Mixing characteristics and emissions of strongly-forced non-premixed and partially-premixed jet flames in crossflow

The effects of forcing and partial premixing on the mixing characteristics and pollutant emissions of jet flames in crossflow (JFICF) are studied experimentally for 70% methane/30% hydrogen fuel blend and propane. For forced non-premixed JFICF, the jet fuel flow is modulated using an acoustic speaker system, which results in a drastic decrease in flame length and soot luminosity. Simultaneous planar laser Mie scattering and CH* chemiluminescence imaging is used to detail the flame structure and dynamics of the reacting forced non-premixed JFICF, whereas acetone planar laser-induced fluorescence is used to quantify the near-field mixing of the non-reacting case.
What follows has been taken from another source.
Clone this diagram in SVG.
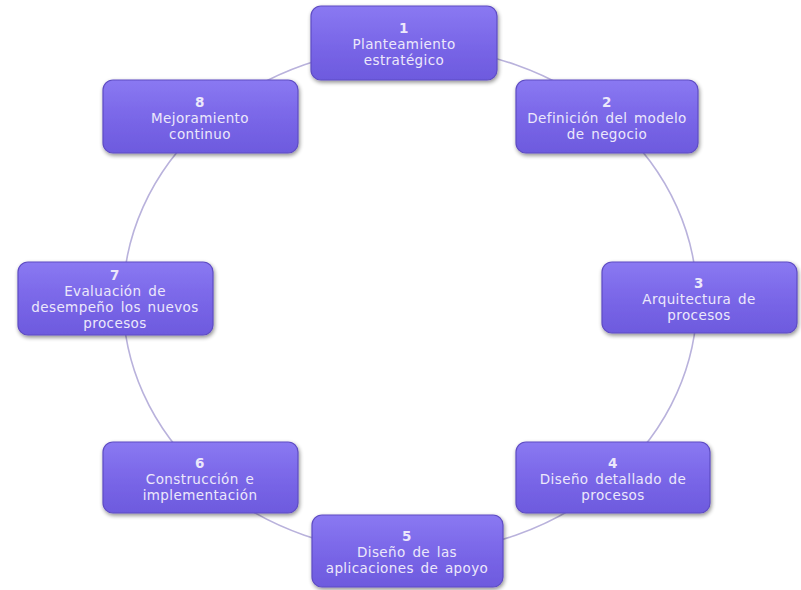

Forced JFICF are characterized by periodic ejections of high-momentum, deeply penetrating vortical structures, which draw air into the jet nozzle and enhance mixing in the near-field region of the jet. The mixing enhancement effectively partially premixes the jet fluid below the flame base. Flame luminosity images and exhaust gas emissions measurements show that forced non-premixed JFICF exhibit similar characteristics to unforced partially-premixed JFICF. Both strong forcing and partial premixing result in net reductions in NOx, but increases in CO and unburned hydrocarbons. NOx scaling analysis is presented for both forced non-premixed and unforced partially premixed flames. Using flame volume arguments, EI NO x scales with amplitude ratio, but does not scale with partial premixing. The difference in scaling behavior is attributed to differences in flame structure.